• TASK OBJECTIVE:
Extract the lines from the start through the line that holds "(0,0) rectangle (776,528);", both included, omitting all images.

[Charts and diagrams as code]
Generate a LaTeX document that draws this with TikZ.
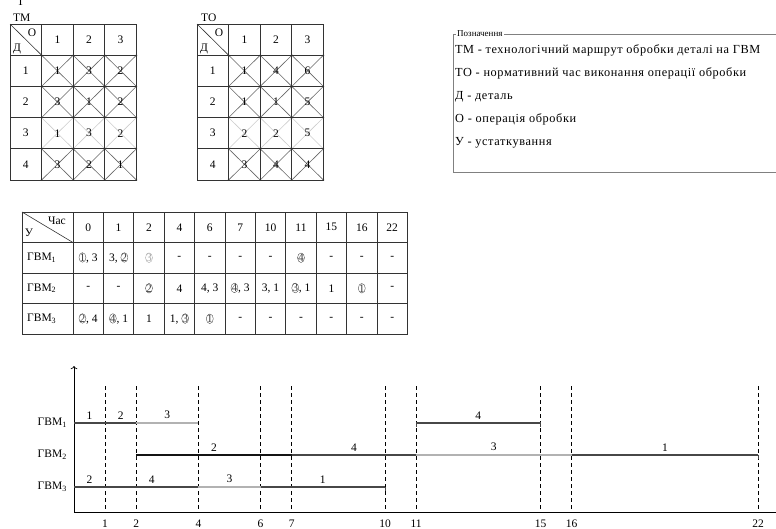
\documentclass[tikz,border=0pt]{standalone}
\usepackage{fontspec}
\setmainfont{Liberation Serif}
\newfontfamily\legfont[LetterSpace=5]{Liberation Serif}
\usetikzlibrary{shapes.geometric, arrows.meta}

\newcommand{\kr}[2][black!75]{\tikz[baseline=(kn.base)]\node[draw=#1, text=#1, ellipse, inner sep=-0.4pt, line width=0.35pt] (kn) {#2};}

\begin{document}
\begin{tikzpicture}[x=1pt, y=-1pt,
  txt/.style={font=\fontsize{11.5}{13}\selectfont, inner sep=0pt},
  tab/.style={black!80, line width=0.8pt},
  xdk/.style={black!60, line width=0.6pt},
  xlt/.style={black!20, line width=0.6pt},
  dsh/.style={dash pattern=on 4pt off 3pt, line width=0.8pt},
  seg/.style={line width=2pt},
  dk/.style={black!72}, bk/.style={black!92}, lt/.style={black!30}]
  \useasboundingbox (0,0) rectangle (776,528);

  % таблиця ТМ
  \node[txt, anchor=base west] (tcut) at (17,5) {Т};
  \node[txt, anchor=base west] (tm) at (13,21) {ТМ};
  \begin{scope}[shift={(10,24)}]
    \foreach \rw/\st in {1/xdk,2/xdk,3/xlt,4/xdk}
      \foreach \cl in {1,2,3}
        \draw[\st] (31.6*\cl,31.2*\rw) -- ++(31.6,31.2) ++(-31.6,0) -- ++(31.6,-31.2);
    \foreach \rw in {1,...,5}
      \foreach \cl in {1,...,4}
        \fill[black!70] (31.6*\cl,31.2*\rw) circle (0.9);
    \draw[tab] (0,0) rectangle (126.4,156);
    \foreach \cl in {1,2,3} \draw[tab] (31.6*\cl,0) -- ++(0,156);
    \foreach \rw in {1,...,4} \draw[tab] (0,31.2*\rw) -- ++(126.4,0);
    \draw[tab, line width=0.6pt] (0,0) -- (31.6,31.2);
    \node[txt] (tmo) at (22,9) {О};
    \node[txt] (tmd) at (7,25) {Д};
    \foreach \cl in {1,2,3} \node[txt] (tmh\cl) at (31.6*\cl+15.8,15.6) {\cl};
    \foreach \rw/\va/\vb/\vc in {1/1/3/2,2/3/1/2,3/1/3/2,4/3/2/1} {
      \node[txt] (tmr\rw) at (15.8,31.2*\rw+15.6) {\rw};
      \node[txt] (tm\rw a) at (47.4,31.2*\rw+15.6) {\va};
      \node[txt] (tm\rw b) at (79,31.2*\rw+15.6) {\vb};
      \node[txt] (tm\rw c) at (110.6,31.2*\rw+15.6) {\vc};
    }
  \end{scope}

  % таблиця ТО
  \node[txt, anchor=base west] (to) at (201,21) {ТО};
  \begin{scope}[shift={(197,24)}]
    \foreach \rw/\st in {1/xdk,2/xdk,3/xlt,4/xdk}
      \foreach \cl in {1,2,3}
        \draw[\st] (31.6*\cl,31.2*\rw) -- ++(31.6,31.2) ++(-31.6,0) -- ++(31.6,-31.2);
    \foreach \rw in {1,...,5}
      \foreach \cl in {1,...,4}
        \fill[black!70] (31.6*\cl,31.2*\rw) circle (0.9);
    \draw[tab] (0,0) rectangle (126.4,156);
    \foreach \cl in {1,2,3} \draw[tab] (31.6*\cl,0) -- ++(0,156);
    \foreach \rw in {1,...,4} \draw[tab] (0,31.2*\rw) -- ++(126.4,0);
    \draw[tab, line width=0.6pt] (0,0) -- (31.6,31.2);
    \node[txt] (too) at (22,9) {О};
    \node[txt] (tod) at (7,25) {Д};
    \foreach \cl in {1,2,3} \node[txt] (toh\cl) at (31.6*\cl+15.8,15.6) {\cl};
    \foreach \rw/\va/\vb/\vc in {1/1/4/6,2/1/1/5,3/2/2/5,4/3/4/4} {
      \node[txt] (tor\rw) at (15.8,31.2*\rw+15.6) {\rw};
      \node[txt] (to\rw a) at (47.4,31.2*\rw+15.6) {\va};
      \node[txt] (to\rw b) at (79,31.2*\rw+15.6) {\vb};
      \node[txt] (to\rw c) at (110.6,31.2*\rw+15.6) {\vc};
    }
  \end{scope}

  % позначення
  \draw[black!50, line width=0.8pt] (453,34) rectangle (780,172);
  \node[font=\fontsize{9}{10}\selectfont, fill=white, inner sep=1pt, anchor=west] (pozn) at (456,34) {Позначення};
  \foreach \t [count=\k from 0] in {ТМ - технологічний маршрут обробки деталі на ГВМ,
      ТО - нормативний час виконання операції обробки, Д - деталь,
      О - операція обробки, У - устаткування}
    \node[txt, font=\legfont\fontsize{12.3}{14}\selectfont, anchor=west] (lg\k) at (455,50+23.3*\k) {\t};

  % таблиця завантаження
  \begin{scope}[shift={(22,212)}]
    \draw[tab] (0,0) rectangle (385.4,122);
    \foreach \k in {0,...,10} \draw[tab] (51+30.4*\k,0) -- ++(0,122);
    \foreach \rw in {1,2,3} \draw[tab] (0,30.5*\rw) -- ++(385.4,0);
    \draw[tab, line width=0.6pt] (0,0) -- (51,30.5);
    \node[txt] (chas) at (35,9) {Час};
    \node[txt] (ust) at (7,21) {У};
    \foreach \t [count=\k from 0] in {0,1,2,4,6,7,10,11,15,16,22}
      \node[txt] (hd\k) at (66.2+30.4*\k,15.25) {\t};
    \foreach \rw in {1,2,3}
      \node[txt, anchor=west] (gv\rw) at (5,30.5*\rw+15.25) {ГВМ\textsubscript{\rw}};
    \foreach \v [count=\k from 0] in {{\kr{1}, 3},{3, \kr{2}},\kr[black!35]{3},-,-,-,-,\kr{4},-,-,-}
      \node[txt] (ra\k) at (66.2+30.4*\k,45.75) {\v};
    \foreach \v [count=\k from 0] in {-,-,\kr{2},4,{4, 3},{\kr{4}, 3},{3, 1},{\kr{3}, 1},1,\kr{1},-}
      \node[txt] (rb\k) at (66.2+30.4*\k,76.25) {\v};
    \foreach \v [count=\k from 0] in {{\kr{2}, 4},{\kr{4}, 1},1,{1, \kr{3}},\kr{1},-,-,-,-,-,-}
      \node[txt] (rc\k) at (66.2+30.4*\k,106.75) {\v};
  \end{scope}

  % діаграма
  \node[txt, anchor=east] (g1) at (67,423) {ГВМ\textsubscript{1}};
  \node[txt, anchor=east] (g2) at (67,455) {ГВМ\textsubscript{2}};
  \node[txt, anchor=east] (g3) at (67,487) {ГВМ\textsubscript{3}};
  \begin{scope}[shift={(74,0)}, x=31.1pt]
    \draw[->, line width=0.7pt] (0,512) -- (0,366);
    \draw[line width=0.7pt] (0,512) -- (23,512);
    \foreach \t in {1,2,4,6,7,10,11,15,16,22} {
      \draw[dsh] (\t,386) -- (\t,511);
      \node[txt, anchor=base] (tk\t) at (\t,527) {\t};
    }
    \foreach \y/\a/\b/\lb/\st in {423/0/1/1/dk, 423/1/2/2/dk, 423/2/4/3/lt, 423/11/15/4/dk,
        455/2/7/2/bk, 455/7/11/4/dk, 455/11/16/3/lt, 455/16/22/1/dk,
        487/0/1/2/dk, 487/1/4/4/dk, 487/4/6/3/lt, 487/6/10/1/dk}
      \draw[seg,\st] (\a,\y) -- (\b,\y) node[txt, text=black, midway, above=3pt] (s\y-\a) {\lb};
    \draw[dk, line width=0.8pt] (11,423) -- ++(0,4) (15,423) -- ++(0,4);
    \draw[bk, line width=0.8pt] (2,455) -- ++(0,4);
    \draw[dk, line width=0.8pt] (22,455) -- ++(0,4) (10,487) -- ++(0,4);
  \end{scope}
\end{tikzpicture}
\end{document}
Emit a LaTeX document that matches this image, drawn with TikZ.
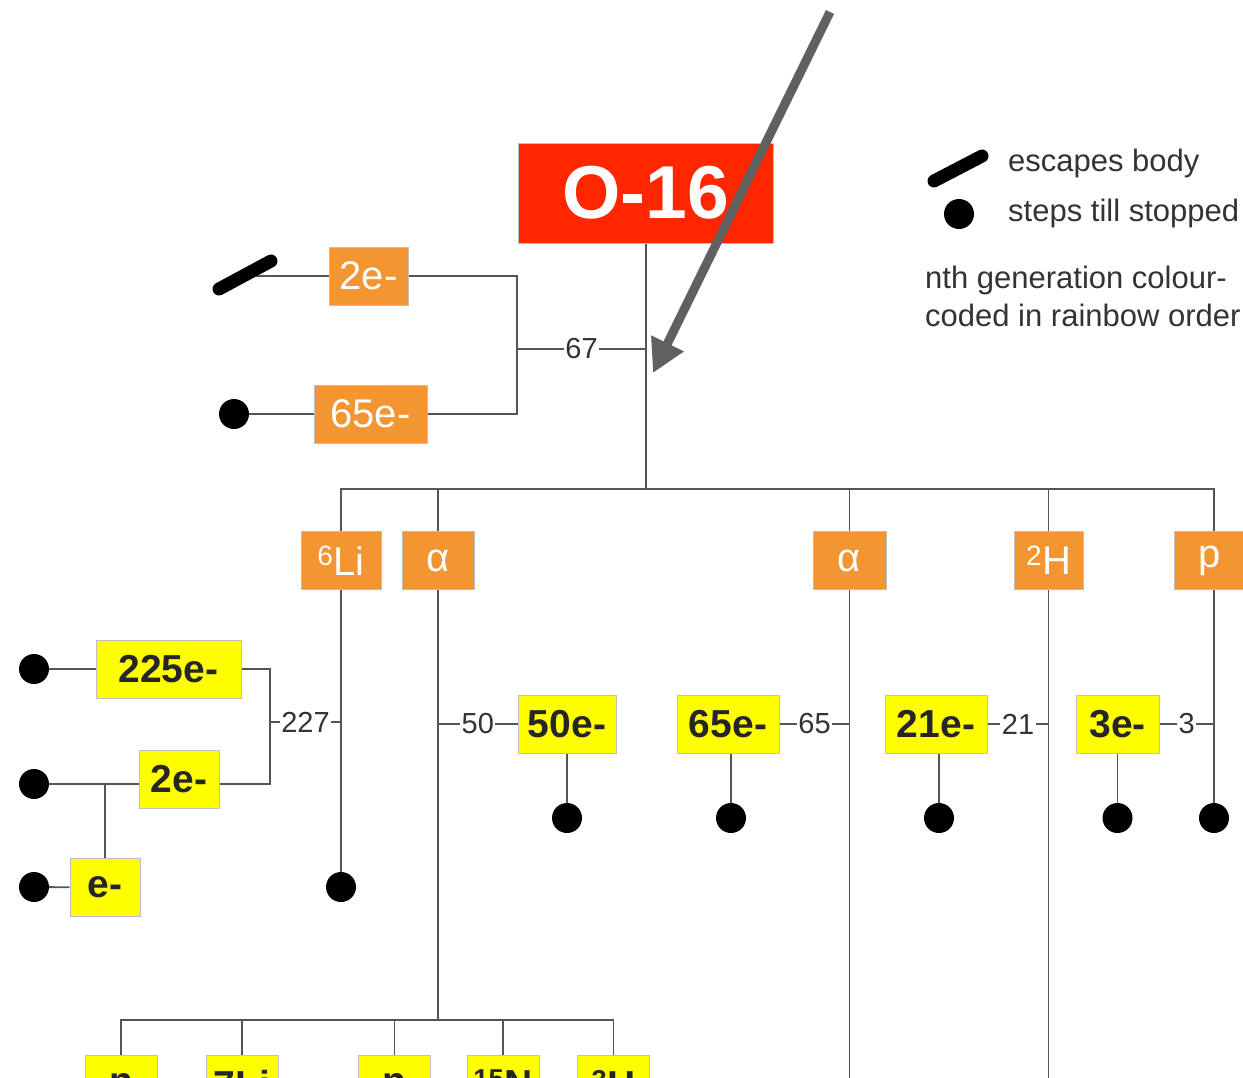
\documentclass[tikz,border=0pt]{standalone}
\usepackage{fontspec}
\setmainfont{Liberation Sans}
\usetikzlibrary{arrows.meta}

\definecolor{gen0}{HTML}{FF2600}
\definecolor{gen1}{HTML}{F39530}
\definecolor{gen2}{HTML}{FFFF00}
\definecolor{wirecol}{HTML}{555555}
\definecolor{ink}{HTML}{333333}
\definecolor{pointer}{HTML}{606060}

\begin{document}
\begin{tikzpicture}[x=1pt,y=-1pt,
    box/.style={draw=black!25,line width=1pt,inner sep=0pt,minimum height=58pt,
      font=\fontsize{40}{44}\selectfont},
    firstgen/.style={box,fill=gen1,text=white},
    secondgen/.style={box,fill=gen2,text=black!85,font=\fontsize{39}{44}\selectfont\bfseries},
    wire/.style={draw=wirecol,line width=1.8pt},
    count/.style={fill=white,inner sep=1.5pt,text=ink,font=\fontsize{29}{32}\selectfont},
    stopdot/.style={circle,fill=black,inner sep=0pt,minimum size=30pt},
    escape/.style={line width=13pt,line cap=round},
    legend/.style={anchor=base west,inner sep=0pt,text=ink,font=\fontsize{31}{38}\selectfont}]
        \useasboundingbox (0,0) rectangle (1243,1077);
        \clip (0,0) rectangle (1243,1077);

        % Kern
        \node[box,fill=gen0,text=white,minimum width=255pt,minimum height=100pt,
              font=\fontsize{75}{80}\selectfont\bfseries] (o16) at (646,193) {O-16};

        % erste Generation
        \node[firstgen,minimum width=79pt] (e2a) at (368.5,276) {2e-};
        \node[firstgen,minimum width=113pt] (e65a) at (370.5,414) {65e-};
        \node[firstgen,minimum width=80pt] (li6) at (341,560.5) {\textsuperscript{6}Li};
        \node[firstgen,minimum width=72pt] (alphaA) at (438,560.5) {α};
        \node[firstgen,minimum width=73pt] (alphaB) at (849.5,560.5) {α};
        \node[firstgen,minimum width=69pt] (h2) at (1048.5,560.5) {\textsuperscript{2}H};
        \node[firstgen,minimum width=72pt] (p) at (1210,560.5) {p};

        % zweite Generation
        \node[secondgen,minimum width=145pt] (e225) at (168.5,669) {225e-};
        \node[secondgen,minimum width=80pt] (e2b) at (179,779) {2e-};
        \node[secondgen,minimum width=70pt] (e1) at (105,887.5) {e-};
        \node[secondgen,minimum width=98pt] (e50) at (567,724) {50e-};
        \node[secondgen,minimum width=102pt] (e65b) at (728,724) {65e-};
        \node[secondgen,minimum width=102pt] (e21) at (936,724) {21e-};
        \node[secondgen,minimum width=83pt] (e3) at (1117.5,724) {3e-};

        \node[secondgen,minimum width=72pt] (b1) at (121,1084) {n};
        \node[secondgen,minimum width=72pt] (b2) at (242,1084) {7Li};
        \node[secondgen,minimum width=72pt] (b3) at (394.5,1084) {n};
        \node[secondgen,minimum width=72pt] (b4) at (503,1084) {\textsuperscript{15}N};
        \node[secondgen,minimum width=72pt] (b5) at (613.5,1084) {\textsuperscript{3}H};

        % Endpunkte
        \node[stopdot] (s65a) at (234,414) {};
        \node[stopdot] (s225) at (34,669) {};
        \node[stopdot] (s2b) at (34,784) {};
        \node[stopdot] (se1) at (34,887) {};
        \node[stopdot] (sli6) at (341,887) {};
        \node[stopdot] (s50) at (567,818) {};
        \node[stopdot] (s65b) at (731,818) {};
        \node[stopdot] (s21) at (939,818) {};
        \node[stopdot] (s3) at (1117.5,818) {};
        \node[stopdot] (sp) at (1214,818) {};

        % Zerfall O-16
        \coordinate (bus) at (646,489);
        \draw[wire] (o16.south) -- (bus);
        \draw[wire] (li6.north) -- (li6.north |- bus) -- (sp |- bus) -- (sp |- p.north);
        \foreach \n in {alphaA,alphaB,h2}
            \draw[wire] (\n.north) -- (\n.north |- bus);

        % Elektronen aus O-16
        \coordinate (j67) at (517,349);
        \coordinate (esc1) at (252,276);
        \draw[wire] (e2a.east) -| (j67) |- (e65a.east);
        \draw[wire] (j67) -- node[count] {67} (j67 -| o16.south);
        \draw[wire] (e2a.west) -- (esc1);
        \draw[escape] ([shift={(-33,13)}]esc1) -- ([shift={(19,-15)}]esc1);
        \draw[wire] (s65a) -- (e65a);

        % 6Li
        \coordinate (j227) at (270,722);
        \draw[wire] (li6.south) -- (sli6);
        \draw[wire] (j227) -- node[count] {227} (j227 -| li6.south);
        \draw[wire] (e225.east) -| (j227) |- (e2b.east |- s2b);
        \draw[wire] (s225) -- (e225);
        \draw[wire] (s2b) -- (s2b -| e2b.west);
        \draw[wire] (e1.north) -- (e1.north |- s2b);
        \draw[wire] (se1) -- (e1);

        % alpha links
        \coordinate (busA) at (437,1020);
        \draw[wire] (alphaA.south) -- (alphaA.south |- busA);
        \draw[wire] (b1.north) -- (b1.north |- busA) -- (b5.north |- busA) -- (b5.north);
        \foreach \n in {b2,b3,b4}
            \draw[wire] (\n.north) -- (\n.north |- busA);
        \draw[wire] (alphaA.south |- e50.west) -- node[count] {50} (e50.west);
        \draw[wire] (s50 |- e50.south) -- (s50);

        % alpha rechts, 2H, p
        \coordinate (endB) at (849.5,1090);
        \coordinate (endH) at (1048.5,1090);
        \draw[wire] (alphaB.south) -- (endB);
        \draw[wire] (e65b.east) -- node[count] {65} (e65b.east -| alphaB.south);
        \draw[wire] (s65b |- e65b.south) -- (s65b);
        \draw[wire] (h2.south) -- (endH);
        \draw[wire] (e21.east) -- node[count] {21} (e21.east -| h2.south);
        \draw[wire] (s21 |- e21.south) -- (s21);
        \draw[wire] (sp |- p.south) -- (sp);
        \draw[wire] (e3.east) -- node[count] {3} (e3.east -| sp);
        \draw[wire] (s3 |- e3.south) -- (s3);

        % Legende
        \coordinate (legesc) at (958,168);
        \draw[escape] ([shift={(-24,13)}]legesc) -- ([shift={(24,-12)}]legesc);
        \node[stopdot] (legdot) at (959,214) {};
        \node[legend] (legtxta) at (1008,171) {escapes body};
        \node[legend] (legtxtb) at (1008,221) {steps till stopped};
        \node[legend] (legtxtc) at (925,288) {nth generation colour-};
        \node[legend] (legtxtd) at (925,326) {coded in rainbow order};

        % Pfeil
        \coordinate (src) at (830,12);
        \coordinate (hit) at (653,373);
        \draw[pointer,line width=9pt,-{Triangle[length=33pt,width=34pt]}] (src) -- (hit);
\end{tikzpicture}
\end{document}
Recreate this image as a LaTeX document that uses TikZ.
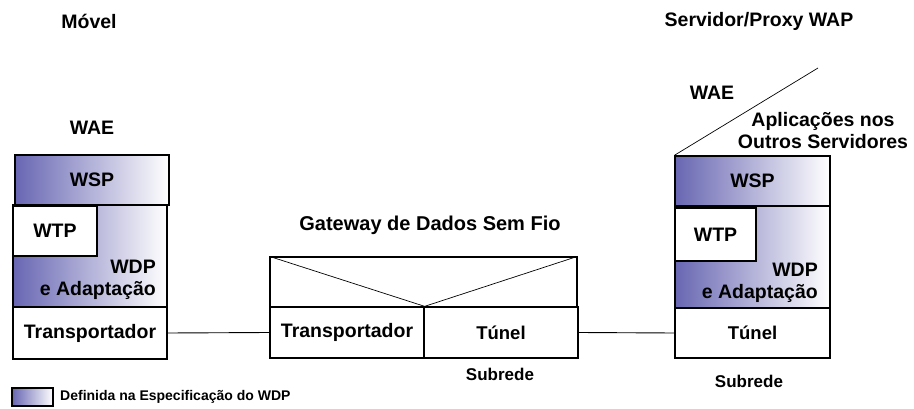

• WRITTEN SOLUTION:
Generate a LaTeX document that draws this with TikZ.
\documentclass[tikz,border=0pt]{standalone}
\usepackage{fontspec}
\setmainfont{Liberation Serif}
\newfontfamily\legfont[LetterSpace=5]{Liberation Serif}
\usetikzlibrary{shapes.geometric, arrows.meta}

\newcommand{\kr}[2][black!75]{\tikz[baseline=(kn.base)]\node[draw=#1, text=#1, ellipse, inner sep=-0.4pt, line width=0.35pt] (kn) {#2};}

\begin{document}
\begin{tikzpicture}[x=1pt, y=-1pt,
  txt/.style={font=\fontsize{11.5}{13}\selectfont, inner sep=0pt},
  tab/.style={black!80, line width=0.8pt},
  xdk/.style={black!60, line width=0.6pt},
  xlt/.style={black!20, line width=0.6pt},
  dsh/.style={dash pattern=on 4pt off 3pt, line width=0.8pt},
  seg/.style={line width=2pt},
  dk/.style={black!72}, bk/.style={black!92}, lt/.style={black!30}]
  \useasboundingbox (0,0) rectangle (776,528);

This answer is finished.